Understanding the Representation and Representativeness of Age in AI Data Sets

Joon Sung Park, Michael S. Bernstein, Robin N. Brewer, Ece Kamar, Meredith Ringel Morris
AAAI/ACM Conference on Artificial Intelligence, Ethics, and Society, 2021
A diverse representation of different demographic groups in AI training data sets is important in ensuring that the models will work for a large range of users. To this end, recent efforts in AI fairness and inclusion have advocated for creating AI data sets that are well-balanced across race, gender, socioeconomic status, and disability status. In this paper, we contribute to this line of work by focusing on the representation of age by asking whether older adults are represented proportionally to the population at large in AI data sets. We examine publicly-available information about 92 face data sets to understand how they codify age as a case study to investigate how the subjects' ages are recorded and whether older generations are represented.

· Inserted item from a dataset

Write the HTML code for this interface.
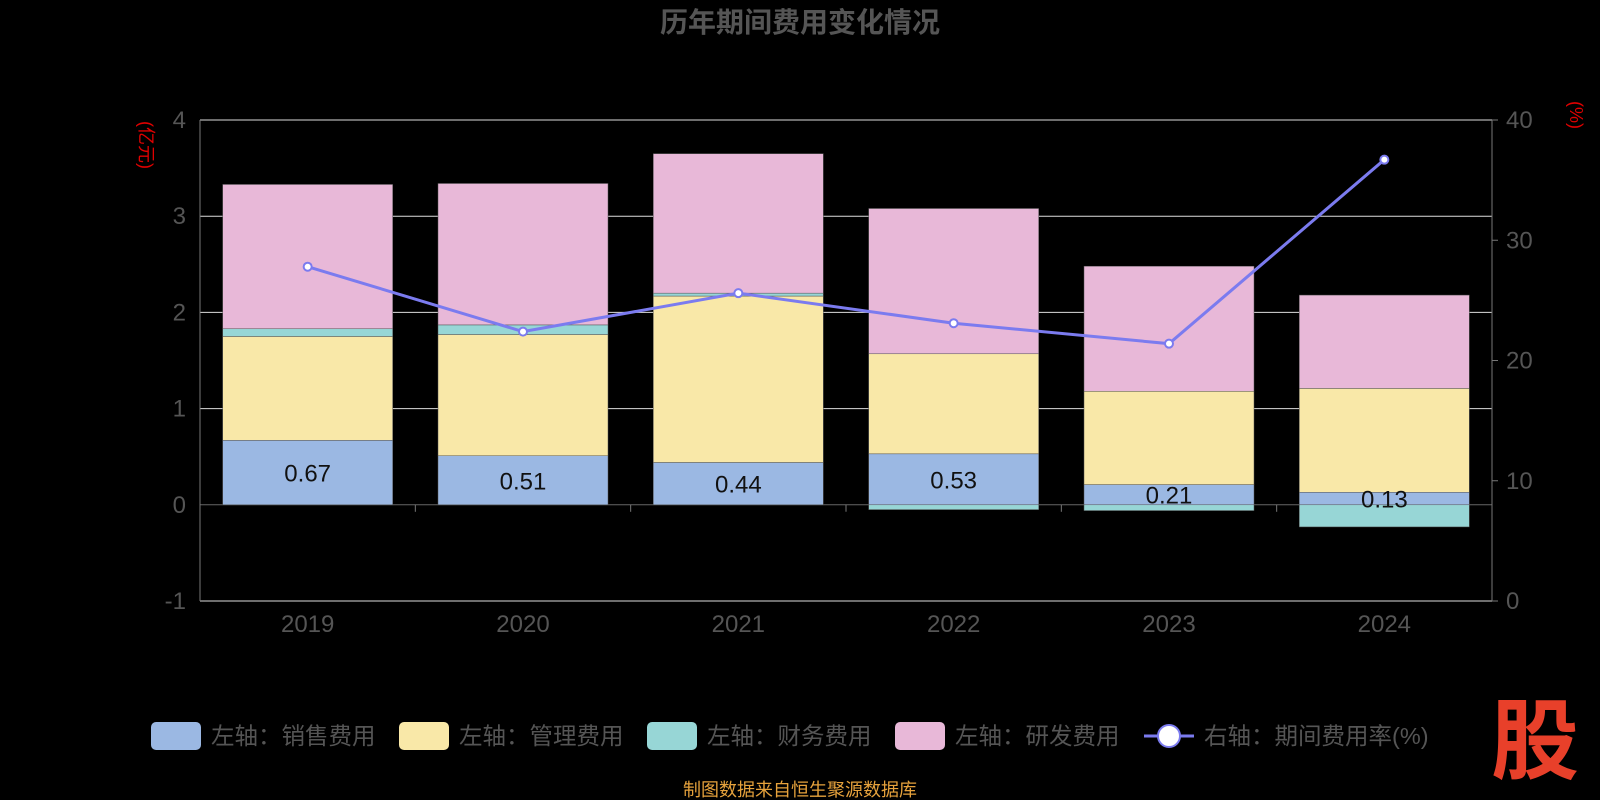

We find that older adults are very under-represented; five data sets in the study that explicitly documented the closed age intervals of their subjects included older adults (defined as older than 65 years), while only one included oldest-old adults (defined as older than 85 years). Additionally, we find that only 24 of the data sets include any age-related information in their documentation or metadata, and that there is no consistent method followed across these data sets to collect and record the subjects' ages. We recognize the unique difficulties in creating representative data sets in terms of age, but raise it as an important dimension that researchers and engineers interested in inclusive AI should consider.